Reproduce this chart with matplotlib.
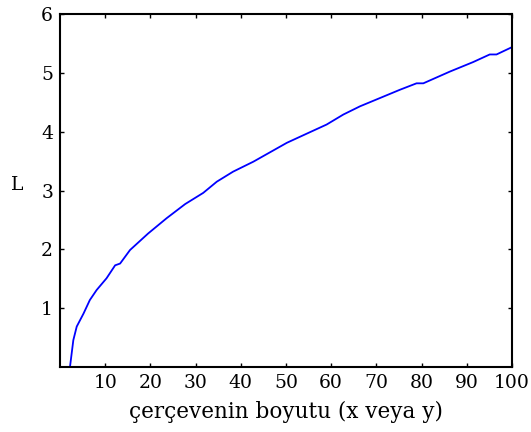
import matplotlib
matplotlib.use("Agg")
import matplotlib.pyplot as plt

# curve
frame_size = [2.2, 2.95, 3.7, 5.2, 6.6, 8.1, 10.3, 12.2, 13.3, 15.5, 19.5, 23.6,
              27.7, 31.7, 34.7, 38.3, 42.8, 46.5, 50.2, 55.3, 59.0, 62.7, 66.4,
              70.8, 75.2, 78.9, 80.4, 86.3, 91.4, 95.1, 96.6, 99.9]
L_values = [0.0, 0.46, 0.69, 0.91, 1.14, 1.31, 1.51, 1.73, 1.76, 1.99, 2.27, 2.53,
            2.77, 2.96, 3.15, 3.32, 3.49, 3.65, 3.81, 3.99, 4.12, 4.29, 4.43,
            4.57, 4.71, 4.82, 4.82, 5.02, 5.18, 5.31, 5.31, 5.43]
x_ticks = [10, 20, 30, 40, 50, 60, 70, 80, 90, 100]
y_ticks = [1, 2, 3, 4, 5, 6]

plt.rcParams['font.family'] = ['DejaVu Serif']
plt.rcParams['font.size'] = 13.5

fig = plt.figure(figsize=(5.31, 4.32), dpi=100)
ax = fig.add_axes([0.113, 0.150, 0.851, 0.818])
ax.plot(frame_size, L_values, color='#0000ff', linewidth=1.3)

ax.set_xlim(0, 100)
ax.set_ylim(0, 6)
ax.set_xticks(x_ticks)
ax.set_yticks(y_ticks)
ax.tick_params(direction='in', length=3, width=1, top=True, right=True, pad=5)
for s in ax.spines.values():
    s.set_linewidth(1.5)

ax.set_xlabel('çerçevenin boyutu (x veya y)', fontsize=15.5, labelpad=6)
ax.set_ylabel('L', rotation=0, va='center')
ax.yaxis.set_label_coords(-0.094, 0.515)

fig.savefig('out.png', dpi=100)
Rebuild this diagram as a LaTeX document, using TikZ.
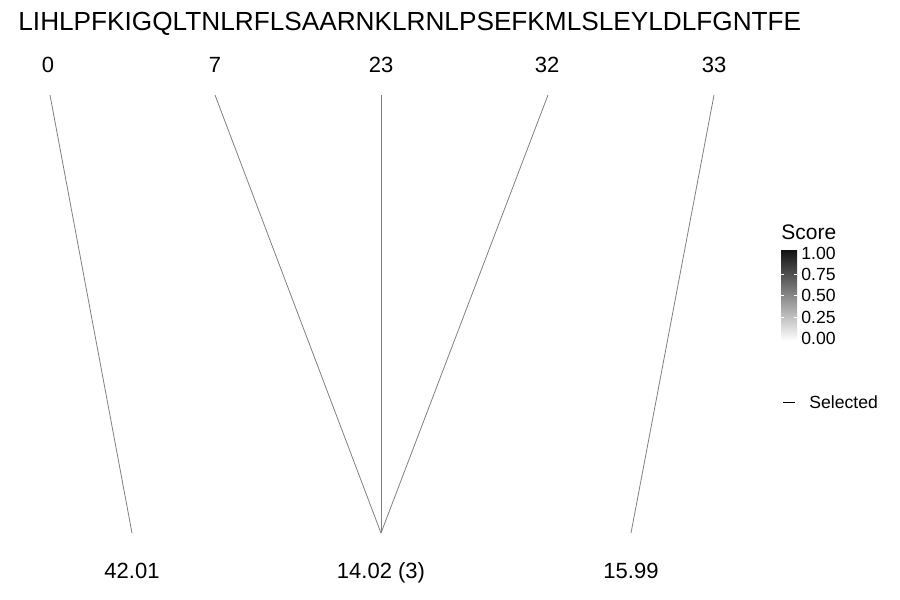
\documentclass[tikz,border=0pt]{standalone}
\usepackage{fontspec}
\setmainfont{Liberation Sans}
\begin{document}
\begin{tikzpicture}[x=0.5pt,y=-0.5pt]
\tikzstyle{seq}=[inner sep=0pt,anchor=base west,font=\fontsize{13.1}{15}\selectfont]
\tikzstyle{cutpos}=[inner sep=0pt,anchor=base,font=\fontsize{11}{13}\selectfont]
\tikzstyle{keyname}=[inner sep=0pt,anchor=base west,font=\fontsize{10.5}{12}\selectfont]
\tikzstyle{keytick}=[inner sep=0pt,anchor=west,font=\fontsize{8.8}{10}\selectfont]
\tikzstyle{link}=[draw=gray,line width=0.4pt]
\useasboundingbox (0,0) rectangle (900,600);
% sequence and cut positions
\node [seq] (seq) at (18,30) {LIHLPFKIGQLTNLRFLSAARNKLRNLPSEFKMLSLEYLDLFGNTFE};
\node [cutpos] (p0) at (48,72) {0};
\node [cutpos] (p7) at (215,72) {7};
\node [cutpos] (p23) at (381,72) {23};
\node [cutpos] (p32) at (547,72) {32};
\node [cutpos] (p33) at (714,72) {33};
% fragment scores
\node [cutpos] (f1) at (132,578) {42.01};
\node [cutpos] (f2) at (381,578) {14.02 (3)};
\node [cutpos] (f3) at (631,578) {15.99};
% line ends
\coordinate (u0) at (50,95);
\coordinate (u7) at (215,95);
\coordinate (u23) at (381,95);
\coordinate (u32) at (548,95);
\coordinate (u33) at (714,95);
\coordinate (v1) at (132,533);
\coordinate (v2) at (381,533);
\coordinate (v3) at (631,533);
\draw [link] (u0) -- (v1);
\draw [link] (u7) -- (v2);
\draw [link] (u23) -- (v2);
\draw [link] (u32) -- (v2);
\draw [link] (u33) -- (v3);
% legend
\node [keyname] (score) at (781,239) {Score};
\shade [top color=black!93,bottom color=white] (781,250) rectangle (797,341);
\foreach \y/\v in {274/0.75,295.5/0.50,317/0.25}{
  \draw [white,line width=0.3pt] (781,\y) -- (784,\y);
  \draw [white,line width=0.3pt] (794,\y) -- (797,\y);
}
\foreach \y/\v in {253/1.00,274/0.75,295.5/0.50,317/0.25,338/0.00}{
  \node [keytick] at (801,\y) {\v};
}
\coordinate (s0) at (783,402);
\coordinate (s1) at (795,402);
\draw [black,line width=0.35pt] (s0) -- (s1);
\node [keytick] (sel) at (809,402) {Selected};
\end{tikzpicture}
\end{document}
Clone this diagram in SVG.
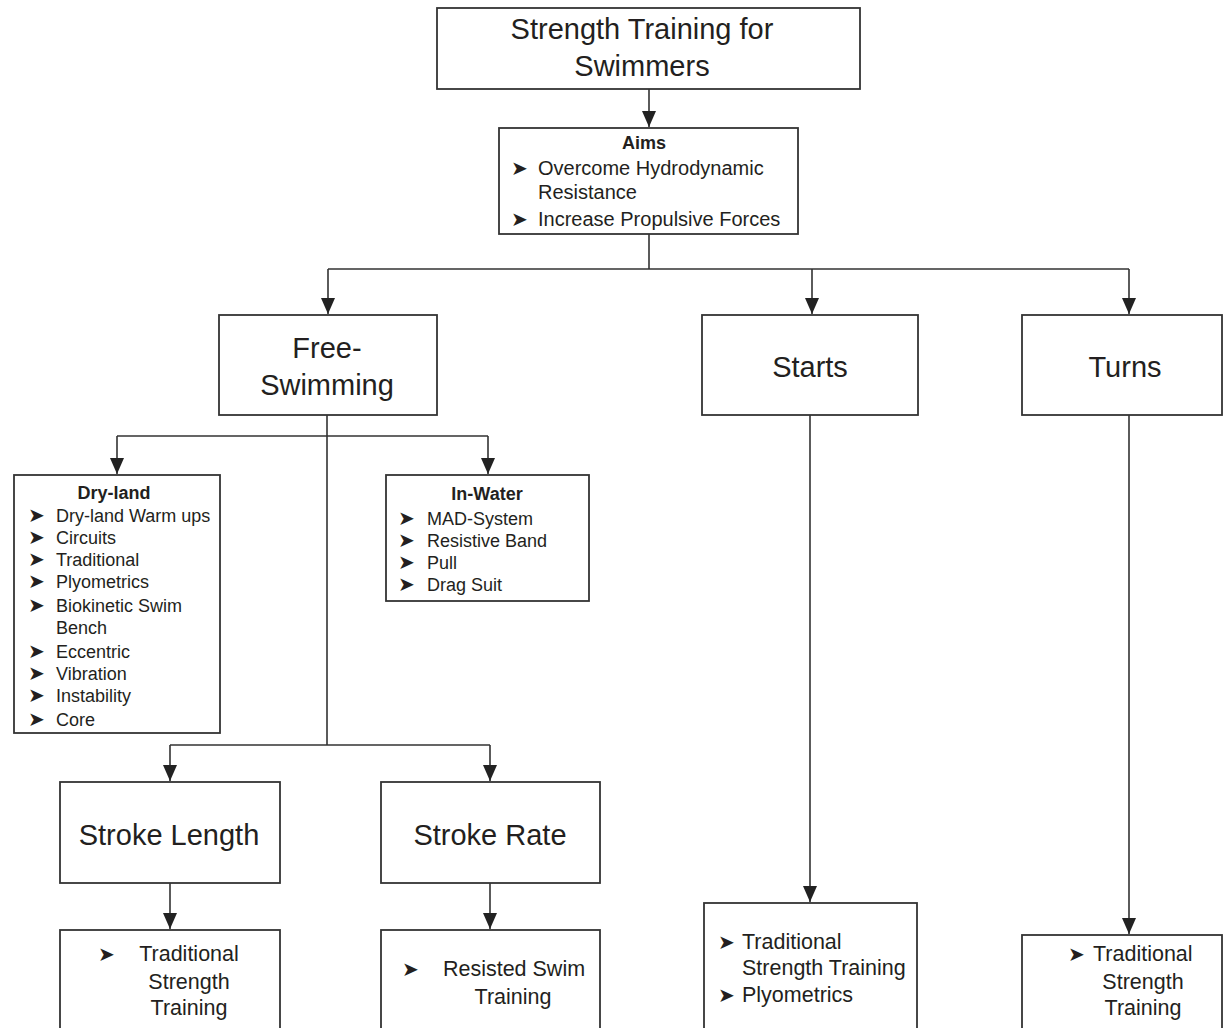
<svg xmlns="http://www.w3.org/2000/svg" width="1223" height="1028" viewBox="0 0 1223 1028">
<style>
.box{fill:#fff;stroke:#333;stroke-width:1.8}
.ln{fill:none;stroke:#333;stroke-width:1.6}
.t{font-family:"Liberation Sans",Arial,sans-serif;fill:#231f20}
.big{font-size:29px}
.mid{font-size:21.5px}
.sm{font-size:18px}
.aim{font-size:20px}
.b{font-weight:bold}
.c{text-anchor:middle}
.bul{font-family:"DejaVu Sans",sans-serif;fill:#231f20;font-size:20px}
</style>
<defs>
<marker id="ah" markerUnits="userSpaceOnUse" markerWidth="16" markerHeight="14" viewBox="0 0 16 14" refX="16" refY="7" orient="auto">
<path d="M0,0 L16,7 L0,14 Z" fill="#222"/>
</marker>
</defs>
<g id="connectors">
<path class="ln" d="M649,89 V127" marker-end="url(#ah)"/>
<path class="ln" d="M649,234 V269 M328,269 H1129"/>
<path class="ln" d="M328,269 V314" marker-end="url(#ah)"/>
<path class="ln" d="M812,269 V314" marker-end="url(#ah)"/>
<path class="ln" d="M1129,269 V314" marker-end="url(#ah)"/>
<path class="ln" d="M327,415 V745 M117,436 H488 M170,745 H490"/>
<path class="ln" d="M117,436 V474" marker-end="url(#ah)"/>
<path class="ln" d="M488,436 V474" marker-end="url(#ah)"/>
<path class="ln" d="M170,745 V781" marker-end="url(#ah)"/>
<path class="ln" d="M490,745 V781" marker-end="url(#ah)"/>
<path class="ln" d="M170,883 V929" marker-end="url(#ah)"/>
<path class="ln" d="M490,883 V929" marker-end="url(#ah)"/>
<path class="ln" d="M810,415 V902" marker-end="url(#ah)"/>
<path class="ln" d="M1129,415 V934" marker-end="url(#ah)"/>
</g>
<g id="root">
<rect class="box" x="437" y="8" width="423" height="81"/>
<text class="t big c" x="642" y="39">Strength Training for</text>
<text class="t big c" x="642" y="76">Swimmers</text>
</g>
<g id="aims">
<rect class="box" x="499" y="128" width="299" height="106"/>
<text class="t sm b c" x="644" y="149">Aims</text>
<text class="bul" x="511" y="175">➤</text>
<text class="t aim" x="538" y="175">Overcome Hydrodynamic</text>
<text class="t aim" x="538" y="199">Resistance</text>
<text class="bul" x="511" y="226">➤</text>
<text class="t aim" x="538" y="226">Increase Propulsive Forces</text>
</g>
<g id="free">
<rect class="box" x="219" y="315" width="218" height="100"/>
<text class="t big c" x="327" y="358">Free-</text>
<text class="t big c" x="327" y="395">Swimming</text>
</g>
<g id="starts">
<rect class="box" x="702" y="315" width="216" height="100"/>
<text class="t big c" x="810" y="377">Starts</text>
</g>
<g id="turns">
<rect class="box" x="1022" y="315" width="200" height="100"/>
<text class="t big c" x="1125" y="377">Turns</text>
</g>
<g id="dryland">
<rect class="box" x="14" y="475" width="206" height="258"/>
<text class="t sm b c" x="114" y="499">Dry-land</text>
<g class="bul">
<text x="28" y="522">➤</text><text x="28" y="544">➤</text><text x="28" y="566">➤</text><text x="28" y="588">➤</text><text x="28" y="612">➤</text><text x="28" y="658">➤</text><text x="28" y="680">➤</text><text x="28" y="702">➤</text><text x="28" y="726">➤</text>
</g>
<text class="t sm" x="56" y="522">Dry-land Warm ups</text>
<text class="t sm" x="56" y="544">Circuits</text>
<text class="t sm" x="56" y="566">Traditional</text>
<text class="t sm" x="56" y="588">Plyometrics</text>
<text class="t sm" x="56" y="612">Biokinetic Swim</text>
<text class="t sm" x="56" y="634">Bench</text>
<text class="t sm" x="56" y="658">Eccentric</text>
<text class="t sm" x="56" y="680">Vibration</text>
<text class="t sm" x="56" y="702">Instability</text>
<text class="t sm" x="56" y="726">Core</text>
</g>
<g id="inwater">
<rect class="box" x="386" y="475" width="203" height="126"/>
<text class="t sm b c" x="487" y="500">In-Water</text>
<g class="bul">
<text x="398" y="525">➤</text><text x="398" y="547">➤</text><text x="398" y="569">➤</text><text x="398" y="591">➤</text>
</g>
<text class="t sm" x="427" y="525">MAD-System</text>
<text class="t sm" x="427" y="547">Resistive Band</text>
<text class="t sm" x="427" y="569">Pull</text>
<text class="t sm" x="427" y="591">Drag Suit</text>
</g>
<g id="strokelength">
<rect class="box" x="60" y="782" width="220" height="101"/>
<text class="t big c" x="169" y="845">Stroke Length</text>
</g>
<g id="strokerate">
<rect class="box" x="381" y="782" width="219" height="101"/>
<text class="t big c" x="490" y="845">Stroke Rate</text>
</g>
<g id="sl-train">
<rect class="box" x="60" y="930" width="220" height="110"/>
<text class="bul" x="98" y="961">➤</text>
<text class="t mid c" x="189" y="961">Traditional</text>
<text class="t mid c" x="189" y="989">Strength</text>
<text class="t mid c" x="189" y="1015">Training</text>
</g>
<g id="sr-train">
<rect class="box" x="381" y="930" width="219" height="110"/>
<text class="bul" x="402" y="976">➤</text>
<text class="t mid c" x="514" y="976">Resisted Swim</text>
<text class="t mid c" x="513" y="1004">Training</text>
</g>
<g id="starts-train">
<rect class="box" x="704" y="903" width="213" height="137"/>
<text class="bul" x="718" y="949">➤</text>
<text class="t mid" x="742" y="949">Traditional</text>
<text class="t mid" x="742" y="975">Strength Training</text>
<text class="bul" x="718" y="1002">➤</text>
<text class="t mid" x="742" y="1002">Plyometrics</text>
</g>
<g id="turns-train">
<rect class="box" x="1022" y="935" width="200" height="105"/>
<text class="bul" x="1068" y="961">➤</text>
<text class="t mid" x="1093" y="961">Traditional</text>
<text class="t mid c" x="1143" y="989">Strength</text>
<text class="t mid c" x="1143" y="1015">Training</text>
</g>
</svg>
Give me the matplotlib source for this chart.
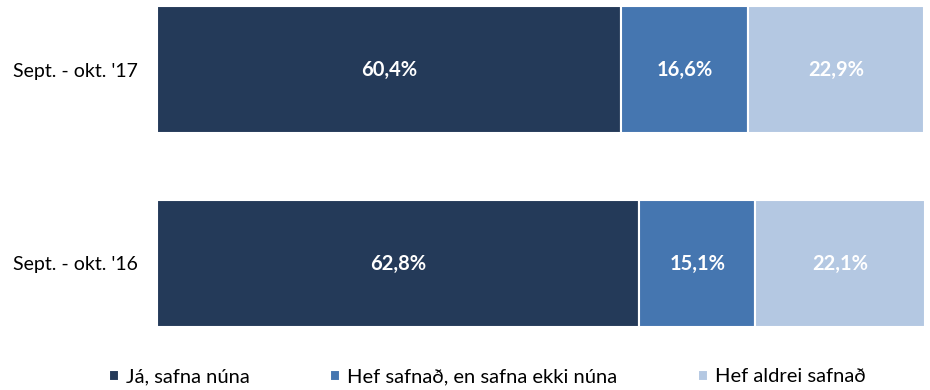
import matplotlib
matplotlib.use("Agg")
import matplotlib.pyplot as plt
import numpy as np

plt.rcParams['font.family'] = ['Lato', 'DejaVu Sans']

periods = ["Sept. - okt. '16", "Sept. - okt. '17"]
series_names = ["Já, safna núna", "Hef safnað, en safna ekki núna", "Hef aldrei safnað"]
ja_safna = [62.8, 60.4]
hef_safnad = [15.1, 16.6]
aldrei = [22.1, 22.9]
colors = ["#243A59", "#4576B0", "#B4C8E2"]

fig = plt.figure(figsize=(9.3, 3.9), dpi=100)
ax = fig.add_axes([157 / 930, 1 - 327 / 390, (925 - 157) / 930, (327 - 6) / 390])

bar_h = 0.655
y = np.arange(len(periods))
left = np.zeros(len(periods))
handles = []
for vals, name, col in zip([ja_safna, hef_safnad, aldrei], series_names, colors):
    vals = np.array(vals)
    b = ax.barh(y, vals, left=left, height=bar_h, color=col, edgecolor="white",
                linewidth=1.5, label=name)
    handles.append(b)
    for yi, l, v in zip(y, left, vals):
        ax.text(l + v / 2, yi, f"{v:.1f}%".replace(".", ","), ha="center", va="center",
                color="white", fontsize=14.5, fontweight="bold")
    left += vals

ax.set_xlim(0, left.max())
ax.set_ylim(-bar_h / 2, 1 + bar_h / 2)
ax.set_yticks(y)
ax.set_yticklabels(periods, fontsize=14, color="#000000")
ax.tick_params(axis="y", length=0, pad=14)
ax.set_xticks([])
for s in ax.spines.values():
    s.set_visible(False)

fig.legend(handles=handles, labels=series_names, loc="center", ncol=3,
           bbox_to_anchor=(0.524, 1 - 377 / 390), frameon=False, fontsize=14.5,
           handlelength=0.5, handleheight=0.5, handletextpad=0.35, columnspacing=4.0)

fig.savefig("out.png", dpi=100)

#####

_GIVEN TASK_
Locate the word "diagram" in the records above, and return each line that has it.

_COMPLETE OUTPUT_
Rebuild this diagram as a LaTeX document, using TikZ.
Clone this diagram in SVG.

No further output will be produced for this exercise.